Show is crammed with hilarious one-liners and joyful nostalgia
Kate O'Neill
For the Lansing State Journal
January 20, 2011
Just last month, Stormfield Theatre brought the irreverent Mark Twain (via Richard Henzel) to its intimate stage in the Frandor Shopping Center.
Now Stormfield has another equally audacious visitor, Mother Superior (Breeda Kelly Miller), who counsels us to "Put the Nuns in Charge!"
This one-woman show is one of a series of plays about nuns (including "Late Nite Catechism") which Vicki Quade has written over the past 18 years.
Quade has injected many opportunities for improvisation by the actress playing Mother Superior, along with many opportunities for audience participation.
The result is more in the nature of a stand-up comedy routine, and Miller proves she has a fine command of this medium.
The audience for the show arrives at the theater to find a stage equipped with all the trappings of a parochial school classroom - religious pictures and a photo of the present Pope on the walls, a teacher's desk, and a blackboard inscribed with the Seven Deadly Sins.
With the arrival of Mother Superior to teach her Good Behavior Class, it becomes clear that she considers the audience her pupils, and they will be expected to listen reverently to her every word.
Early on, she asks how many in the audience are Catholic and how many went to parochial schools.
On the night I attended, about a third of the audience raised their hands to both questions. For them, this show was crammed with both hilarious one-liners and joyful nostalgia.
For almost 90 minutes (minus a brief intermission), she had me really convinced that she was Mother Superior, as she brandished her ruler, reminding those she called upon to give their full names - not their nicknames - and always respond, "Yes Sister."
With Miller on stage, the nuns are truly in charge at Stormfield Theatre.
Second to nun
Breeda Kelly Miller is a class act in wacky comedy
by Mary C. Cusack
Lansing City Pulse
January 19, 2011
Put the Nuns in Charge! is presented as an interactive, adult education lesson in morality, with the audience members playing the class. Under the stern gaze of a portrait of Pope Benedict, as well as the equally stern, over–the-glasses gaze of Mother Superior (Breeda Kelly Miller), the audience learns about saints and sinners, speeding nuns, and the difference between indulgences and over-indulgence.
Similar in tone to the musical “Altar Boyz,” the play pokes gentle, affectionate fun at the sometimes puzzling beliefs and practices of the Catholic Church.
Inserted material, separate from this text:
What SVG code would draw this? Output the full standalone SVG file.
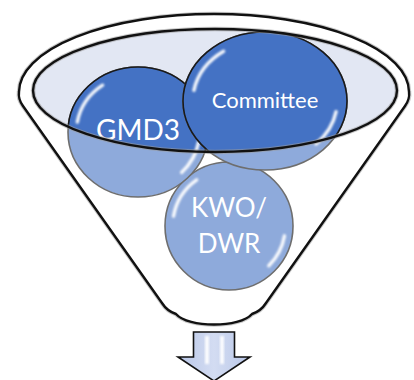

Even though she brandishes the stereotypical knuckle-wrapping ruler, Miller’s Mother Superior is charming and slightly goofy, yet sincerely dedicated to spreading the Good Word.
Michelle Raymond’s set is a perfect reproduction of a parochial elementary school classroom, right down to the handwriting letter chart and poster of the U.S. presidents. Many of these props are functional to the script, such as the apple-shaped container on the Mother Superior’s desk that holds her stash of glow-in-the-dark rosaries. The rosaries, along with her pocketful of trading cards of the saints and other related goodies, serve as prizes for those audiences members game enough to play along with the play.
Miller is adept at reacting to her environment and utilizing the set and props to increase audience participation. On opening night she nailed a smarty-pants in the audience within the first few minutes, bringing him onstage and making him put his nose in a circle she drew on the chalkboard. The simple act of drawing the circle on the board and pointing to it elicited chuckles of familiarity from the audience.
There are patterns built into an interactive show such as this. Picking on one miscreant early in the play allows Miller to build continuity with her audience as participating class members. It also affords her the opportunity to show off the Catholic virtues of redemption and forgiveness, as the rotten apple regained the Mother’s favor in the second act.
The list of sins on the board served as the foundation for the script, upon which Miller could pile contemporary stories and examples of sin. On opening night, for instance, Miller’s material included text messaging, movie theater etiquette, celebrity nuns and Bill Clinton.
“Put the Nuns in Charge” is accessible to and fun for audiences of any or no religious background. It is a silly, crowd pleasing guilty pleasure, which shouldn’t come as a surprise: After all, Catholics and guilt go together like bread and wine.